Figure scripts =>
--

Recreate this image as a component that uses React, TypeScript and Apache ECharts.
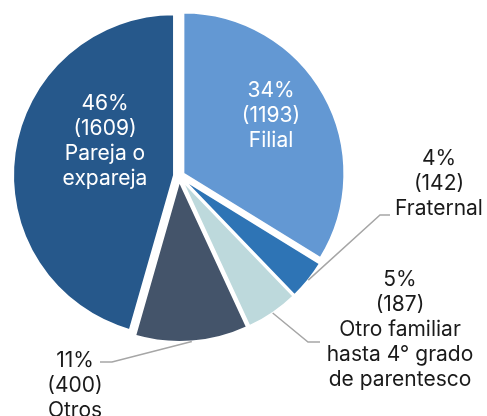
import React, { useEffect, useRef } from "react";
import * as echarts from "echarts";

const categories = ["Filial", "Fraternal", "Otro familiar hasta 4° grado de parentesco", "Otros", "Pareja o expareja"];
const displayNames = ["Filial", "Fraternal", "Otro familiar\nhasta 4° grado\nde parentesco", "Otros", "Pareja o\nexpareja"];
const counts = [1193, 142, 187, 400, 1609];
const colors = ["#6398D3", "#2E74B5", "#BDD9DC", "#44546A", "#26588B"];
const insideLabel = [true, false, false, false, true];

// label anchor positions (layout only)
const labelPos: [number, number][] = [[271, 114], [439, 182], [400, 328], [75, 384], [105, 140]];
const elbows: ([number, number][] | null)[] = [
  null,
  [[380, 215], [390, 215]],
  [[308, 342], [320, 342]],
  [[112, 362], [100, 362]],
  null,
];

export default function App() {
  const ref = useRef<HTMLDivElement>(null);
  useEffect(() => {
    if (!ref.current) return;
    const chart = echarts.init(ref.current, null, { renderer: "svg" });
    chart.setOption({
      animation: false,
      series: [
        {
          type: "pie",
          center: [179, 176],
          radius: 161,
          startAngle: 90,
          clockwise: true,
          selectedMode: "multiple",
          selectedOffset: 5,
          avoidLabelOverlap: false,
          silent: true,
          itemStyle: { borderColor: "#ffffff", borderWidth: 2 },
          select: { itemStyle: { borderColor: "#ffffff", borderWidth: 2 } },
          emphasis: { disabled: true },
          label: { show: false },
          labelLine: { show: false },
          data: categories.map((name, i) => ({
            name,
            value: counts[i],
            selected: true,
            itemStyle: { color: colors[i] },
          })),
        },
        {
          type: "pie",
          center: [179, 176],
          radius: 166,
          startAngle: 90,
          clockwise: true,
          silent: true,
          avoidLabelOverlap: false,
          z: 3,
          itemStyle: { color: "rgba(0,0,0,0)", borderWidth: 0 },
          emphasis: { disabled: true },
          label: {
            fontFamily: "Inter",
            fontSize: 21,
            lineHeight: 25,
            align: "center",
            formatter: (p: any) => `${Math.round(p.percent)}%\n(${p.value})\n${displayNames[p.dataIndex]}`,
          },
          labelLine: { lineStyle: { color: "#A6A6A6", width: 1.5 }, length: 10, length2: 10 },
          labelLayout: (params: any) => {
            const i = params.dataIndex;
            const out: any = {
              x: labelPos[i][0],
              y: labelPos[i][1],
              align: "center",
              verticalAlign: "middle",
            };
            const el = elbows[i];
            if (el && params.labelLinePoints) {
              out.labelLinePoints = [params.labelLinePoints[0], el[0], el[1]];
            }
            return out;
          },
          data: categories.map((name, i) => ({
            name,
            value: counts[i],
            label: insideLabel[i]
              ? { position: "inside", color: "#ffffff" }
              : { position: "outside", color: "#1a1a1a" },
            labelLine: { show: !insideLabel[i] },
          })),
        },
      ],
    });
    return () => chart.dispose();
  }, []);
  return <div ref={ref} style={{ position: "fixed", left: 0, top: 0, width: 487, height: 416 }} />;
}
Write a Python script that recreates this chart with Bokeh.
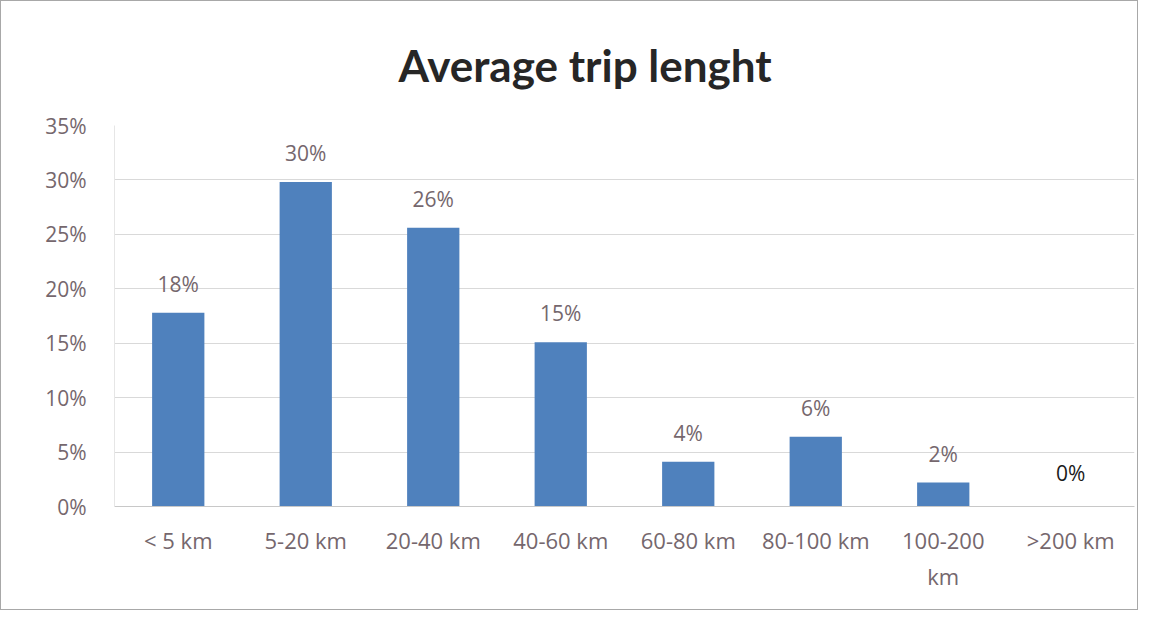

--

Aim => Reproduce the whole listing above word for word, but not its pictures.

Finished task =>
Recreate this image as a component that uses React, TypeScript and Apache ECharts.
import React, { useEffect, useRef } from "react";
import * as echarts from "echarts";

const categories = ["Filial", "Fraternal", "Otro familiar hasta 4° grado de parentesco", "Otros", "Pareja o expareja"];
const displayNames = ["Filial", "Fraternal", "Otro familiar\nhasta 4° grado\nde parentesco", "Otros", "Pareja o\nexpareja"];
const counts = [1193, 142, 187, 400, 1609];
const colors = ["#6398D3", "#2E74B5", "#BDD9DC", "#44546A", "#26588B"];
const insideLabel = [true, false, false, false, true];

// label anchor positions (layout only)
const labelPos: [number, number][] = [[271, 114], [439, 182], [400, 328], [75, 384], [105, 140]];
const elbows: ([number, number][] | null)[] = [
  null,
  [[380, 215], [390, 215]],
  [[308, 342], [320, 342]],
  [[112, 362], [100, 362]],
  null,
];

export default function App() {
  const ref = useRef<HTMLDivElement>(null);
  useEffect(() => {
    if (!ref.current) return;
    const chart = echarts.init(ref.current, null, { renderer: "svg" });
    chart.setOption({
      animation: false,
      series: [
        {
          type: "pie",
          center: [179, 176],
          radius: 161,
          startAngle: 90,
          clockwise: true,
          selectedMode: "multiple",
          selectedOffset: 5,
          avoidLabelOverlap: false,
          silent: true,
          itemStyle: { borderColor: "#ffffff", borderWidth: 2 },
          select: { itemStyle: { borderColor: "#ffffff", borderWidth: 2 } },
          emphasis: { disabled: true },
          label: { show: false },
          labelLine: { show: false },
          data: categories.map((name, i) => ({
            name,
            value: counts[i],
            selected: true,
            itemStyle: { color: colors[i] },
          })),
        },
        {
          type: "pie",
          center: [179, 176],
          radius: 166,
          startAngle: 90,
          clockwise: true,
          silent: true,
          avoidLabelOverlap: false,
          z: 3,
          itemStyle: { color: "rgba(0,0,0,0)", borderWidth: 0 },
          emphasis: { disabled: true },
          label: {
            fontFamily: "Inter",
            fontSize: 21,
            lineHeight: 25,
            align: "center",
            formatter: (p: any) => `${Math.round(p.percent)}%\n(${p.value})\n${displayNames[p.dataIndex]}`,
          },
          labelLine: { lineStyle: { color: "#A6A6A6", width: 1.5 }, length: 10, length2: 10 },
          labelLayout: (params: any) => {
            const i = params.dataIndex;
            const out: any = {
              x: labelPos[i][0],
              y: labelPos[i][1],
              align: "center",
              verticalAlign: "middle",
            };
            const el = elbows[i];
            if (el && params.labelLinePoints) {
              out.labelLinePoints = [params.labelLinePoints[0], el[0], el[1]];
            }
            return out;
          },
          data: categories.map((name, i) => ({
            name,
            value: counts[i],
            label: insideLabel[i]
              ? { position: "inside", color: "#ffffff" }
              : { position: "outside", color: "#1a1a1a" },
            labelLine: { show: !insideLabel[i] },
          })),
        },
      ],
    });
    return () => chart.dispose();
  }, []);
  return <div ref={ref} style={{ position: "fixed", left: 0, top: 0, width: 487, height: 416 }} />;
}
Write a Python script that recreates this chart with Bokeh.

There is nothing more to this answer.